An open internet family medicine clerkship final exam testing application of knowledge and information mastery skills is feasible. Unlike in prior literature on closed book versus open resource exams,3 students in the present study performed as well on open internet competency-based exam questions as on closed book knowledge-based questions. They also appreciated the higher-order skills and simulation of clinical practice. Notably, the comment that this exam is “fun to take” is not typically heard after traditional exams.
IMA scores and clinical grades were correlated; both assessment tools identified low performers. By observing students in the clinical setting over 6 weeks, preceptors frequently identified students lacking higher-order knowledge synthesis and application skills; likewise, the IMA detected the same students.
One study weakness is the need for detailed exam validation. Further validity research will use item analysis and comparison of high versus low performers. While it would be straightforward to compare this IMA with standardized tests such as FM Cases or NBME “shelf” exam, the latter are knowledge assessments. Better competency-based comparators would be clinical performance scores across all required clerkships, high stakes Objective Structured Clinical Exam (OSCE) scores, or residency director evaluations of medical school graduates after PGY-1.
As in most education research, the most compelling outcomes are the hardest to measure. Although students endorsed learning from the IMA, it remains unknown whether the exam corresponds with long-term retention. If validated, this kind of exam should be used more broadly to assess critical skills not currently tested in other parts of the curriculum.
The present findings are important because in an age of internet-based knowledge evolution, physicians and medical trainees must be competent at quickly accessing, synthesizing, and applying ever-updating information to make clinical decisions.
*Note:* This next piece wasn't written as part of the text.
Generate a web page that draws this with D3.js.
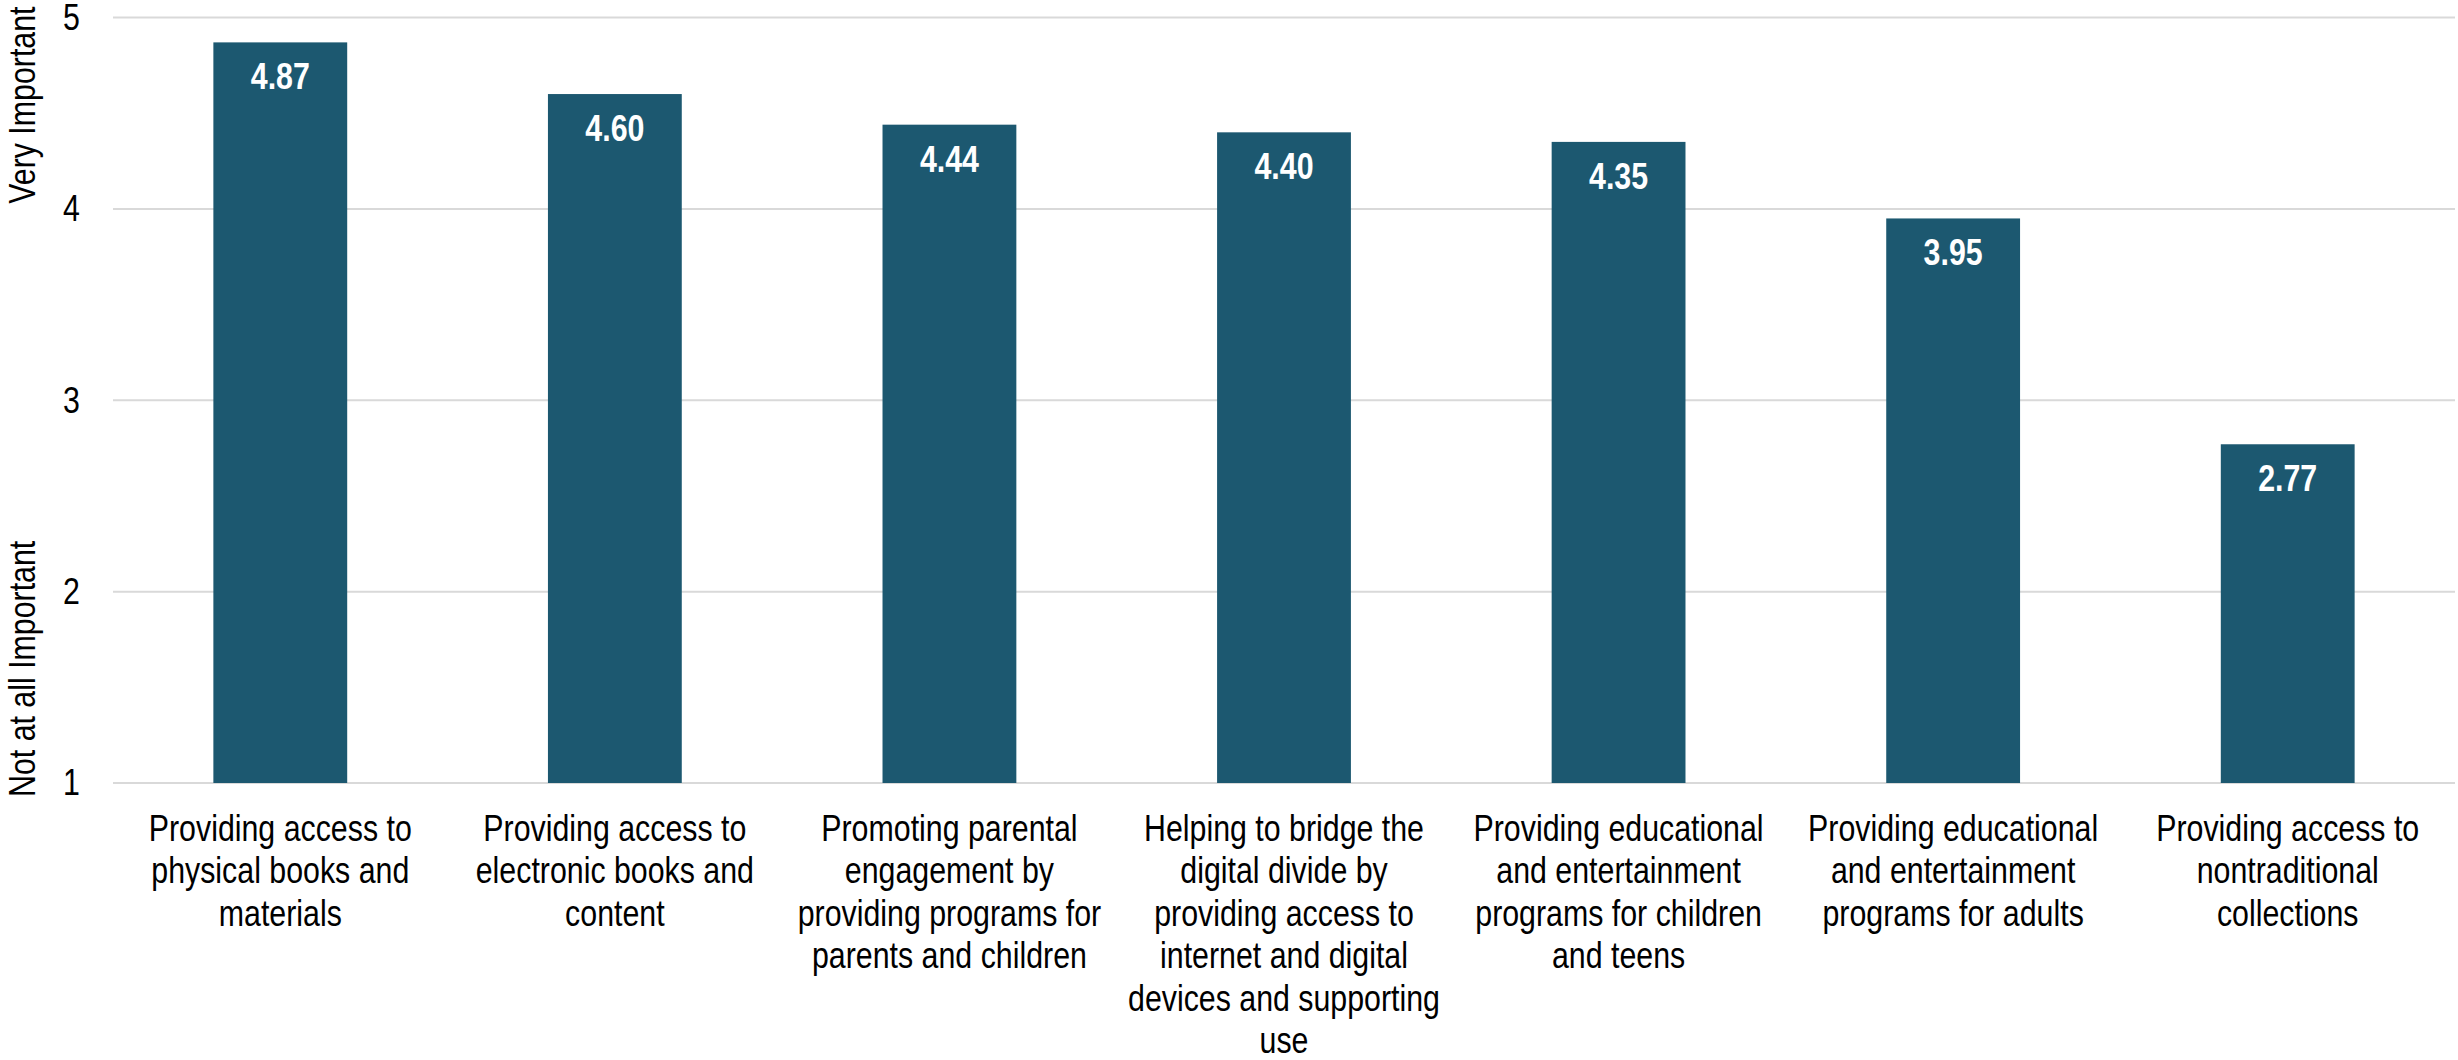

Some argue that today’s information explosion mandates that evaluation of physicians’ practice include assessment of this ability, which can be done via open resource exams.3 Some specialty boards are considering changing recertification assessment methods to better align with higher-order skills needed in clinical medicine. Likewise in medical schools, an exam such as the present IMA might even replace knowledge-based tests. Because assessment drives learning,11 we should not only discuss concepts of information mastery with our learners, but also assess their skills in providing quality patient care based on the most current information available. After all, as we tell our students, life itself is open book.
Presented at the Society of Teachers of Family Medicine Conference on Medical Student Education, Phoenix Arizona, January 2016.